* **Brief**
Go through the records and copy each line where the word "code" occurs.

* **Stored data**

+-------+

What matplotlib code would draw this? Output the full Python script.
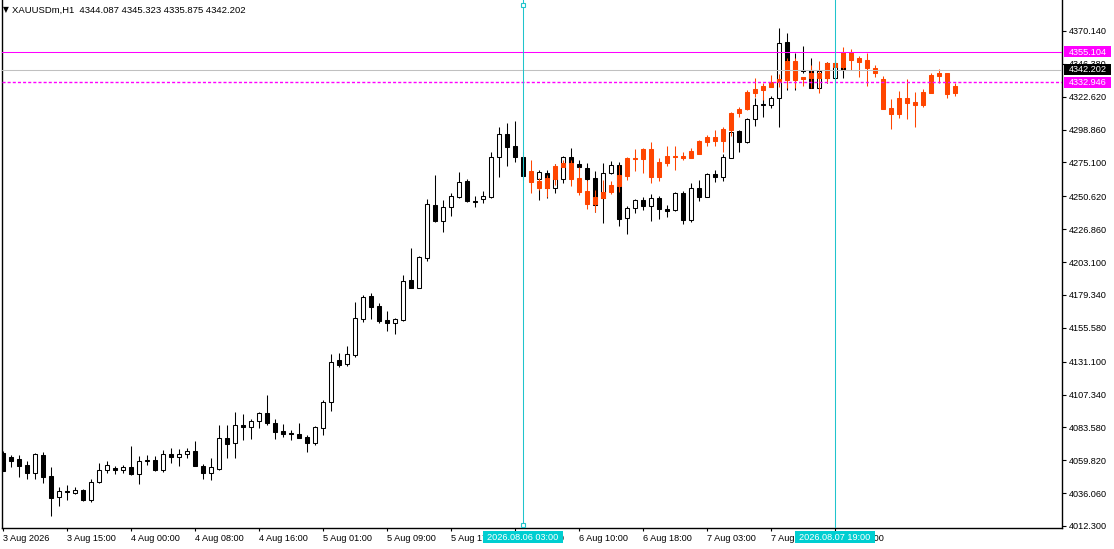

+-------+

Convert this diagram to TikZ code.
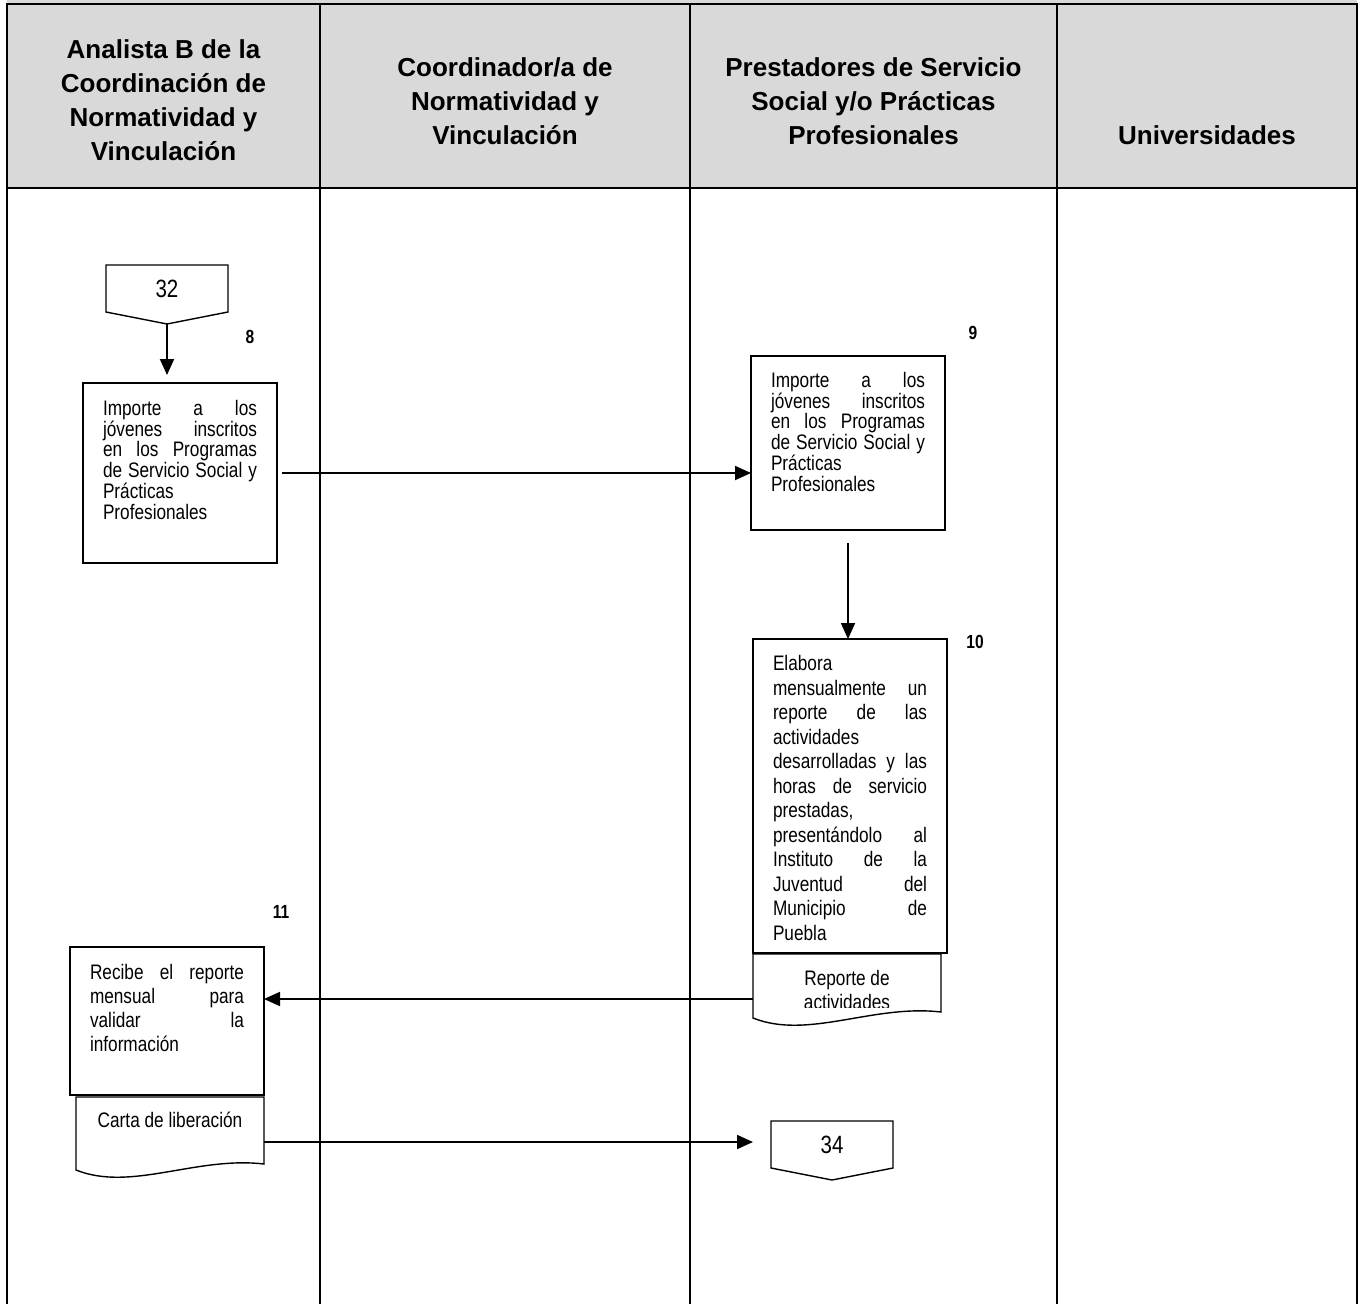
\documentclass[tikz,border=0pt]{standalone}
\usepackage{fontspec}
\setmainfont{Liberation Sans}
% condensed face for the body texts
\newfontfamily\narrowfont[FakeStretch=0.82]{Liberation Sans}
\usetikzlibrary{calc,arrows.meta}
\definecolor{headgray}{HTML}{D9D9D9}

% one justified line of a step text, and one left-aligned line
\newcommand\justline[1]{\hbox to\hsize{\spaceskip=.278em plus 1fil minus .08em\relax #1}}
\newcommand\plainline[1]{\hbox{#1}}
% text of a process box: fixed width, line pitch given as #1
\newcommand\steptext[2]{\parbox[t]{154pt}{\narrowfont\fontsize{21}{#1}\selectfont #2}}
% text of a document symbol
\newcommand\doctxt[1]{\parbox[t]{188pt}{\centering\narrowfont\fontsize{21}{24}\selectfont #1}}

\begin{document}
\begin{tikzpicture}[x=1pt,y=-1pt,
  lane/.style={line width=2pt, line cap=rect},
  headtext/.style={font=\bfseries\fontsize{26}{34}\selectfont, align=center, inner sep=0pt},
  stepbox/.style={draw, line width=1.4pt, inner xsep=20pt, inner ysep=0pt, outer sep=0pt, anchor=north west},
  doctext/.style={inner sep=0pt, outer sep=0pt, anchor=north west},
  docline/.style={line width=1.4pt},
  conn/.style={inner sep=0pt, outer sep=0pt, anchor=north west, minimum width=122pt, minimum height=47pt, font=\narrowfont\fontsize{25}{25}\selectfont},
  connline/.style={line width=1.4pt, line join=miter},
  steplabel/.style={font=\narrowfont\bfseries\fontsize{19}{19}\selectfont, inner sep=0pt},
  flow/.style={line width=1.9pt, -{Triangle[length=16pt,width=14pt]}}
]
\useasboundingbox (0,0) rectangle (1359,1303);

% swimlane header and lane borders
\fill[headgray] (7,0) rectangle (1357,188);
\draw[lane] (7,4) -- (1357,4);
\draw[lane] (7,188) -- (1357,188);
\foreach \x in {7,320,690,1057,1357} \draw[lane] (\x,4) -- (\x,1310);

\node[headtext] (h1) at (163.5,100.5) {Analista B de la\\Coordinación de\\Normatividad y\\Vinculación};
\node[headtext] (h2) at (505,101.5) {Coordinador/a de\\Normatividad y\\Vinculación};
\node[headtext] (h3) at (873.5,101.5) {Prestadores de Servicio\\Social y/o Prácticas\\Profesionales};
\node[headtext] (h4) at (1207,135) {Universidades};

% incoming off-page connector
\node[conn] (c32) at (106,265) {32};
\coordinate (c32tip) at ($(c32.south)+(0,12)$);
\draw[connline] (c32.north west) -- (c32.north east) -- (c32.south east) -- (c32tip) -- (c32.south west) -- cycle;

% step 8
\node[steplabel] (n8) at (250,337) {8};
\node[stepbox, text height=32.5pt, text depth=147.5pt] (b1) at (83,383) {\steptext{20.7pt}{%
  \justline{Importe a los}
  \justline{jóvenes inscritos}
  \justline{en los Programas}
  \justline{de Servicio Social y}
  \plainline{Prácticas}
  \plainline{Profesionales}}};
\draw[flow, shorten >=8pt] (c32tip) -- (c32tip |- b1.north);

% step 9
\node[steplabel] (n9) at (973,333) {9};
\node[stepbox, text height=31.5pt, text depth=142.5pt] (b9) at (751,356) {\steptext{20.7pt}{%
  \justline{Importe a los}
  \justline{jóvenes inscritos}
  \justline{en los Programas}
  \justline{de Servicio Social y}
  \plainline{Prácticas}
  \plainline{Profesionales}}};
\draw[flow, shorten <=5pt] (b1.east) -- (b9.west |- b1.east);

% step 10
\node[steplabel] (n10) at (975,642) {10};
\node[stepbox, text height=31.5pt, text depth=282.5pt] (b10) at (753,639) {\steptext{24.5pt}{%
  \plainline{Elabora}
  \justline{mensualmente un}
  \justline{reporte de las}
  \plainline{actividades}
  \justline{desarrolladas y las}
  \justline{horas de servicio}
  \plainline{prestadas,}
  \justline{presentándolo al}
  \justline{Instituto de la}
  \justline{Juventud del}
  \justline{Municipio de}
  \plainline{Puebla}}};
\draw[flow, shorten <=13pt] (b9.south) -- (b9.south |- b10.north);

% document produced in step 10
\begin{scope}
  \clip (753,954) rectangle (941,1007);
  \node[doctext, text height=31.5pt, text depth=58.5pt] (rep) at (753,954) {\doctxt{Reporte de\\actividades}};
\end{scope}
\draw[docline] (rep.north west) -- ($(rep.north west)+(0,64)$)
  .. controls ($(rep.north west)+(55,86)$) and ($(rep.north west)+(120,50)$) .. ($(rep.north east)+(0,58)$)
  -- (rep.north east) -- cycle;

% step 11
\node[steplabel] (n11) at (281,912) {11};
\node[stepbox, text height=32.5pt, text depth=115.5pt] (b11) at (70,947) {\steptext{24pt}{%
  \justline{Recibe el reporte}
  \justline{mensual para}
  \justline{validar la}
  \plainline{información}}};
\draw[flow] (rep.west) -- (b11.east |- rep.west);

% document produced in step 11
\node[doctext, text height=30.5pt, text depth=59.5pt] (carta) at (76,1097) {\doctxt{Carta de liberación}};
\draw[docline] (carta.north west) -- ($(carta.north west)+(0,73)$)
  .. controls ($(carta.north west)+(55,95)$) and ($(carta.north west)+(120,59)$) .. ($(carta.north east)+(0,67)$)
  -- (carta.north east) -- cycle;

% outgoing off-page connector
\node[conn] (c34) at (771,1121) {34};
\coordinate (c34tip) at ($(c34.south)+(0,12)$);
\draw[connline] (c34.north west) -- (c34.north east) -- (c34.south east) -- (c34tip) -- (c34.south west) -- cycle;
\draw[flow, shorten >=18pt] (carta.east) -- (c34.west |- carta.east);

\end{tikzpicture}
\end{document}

+-------+

* **Result for this exercise**
What matplotlib code would draw this? Output the full Python script.
Convert this diagram to TikZ code.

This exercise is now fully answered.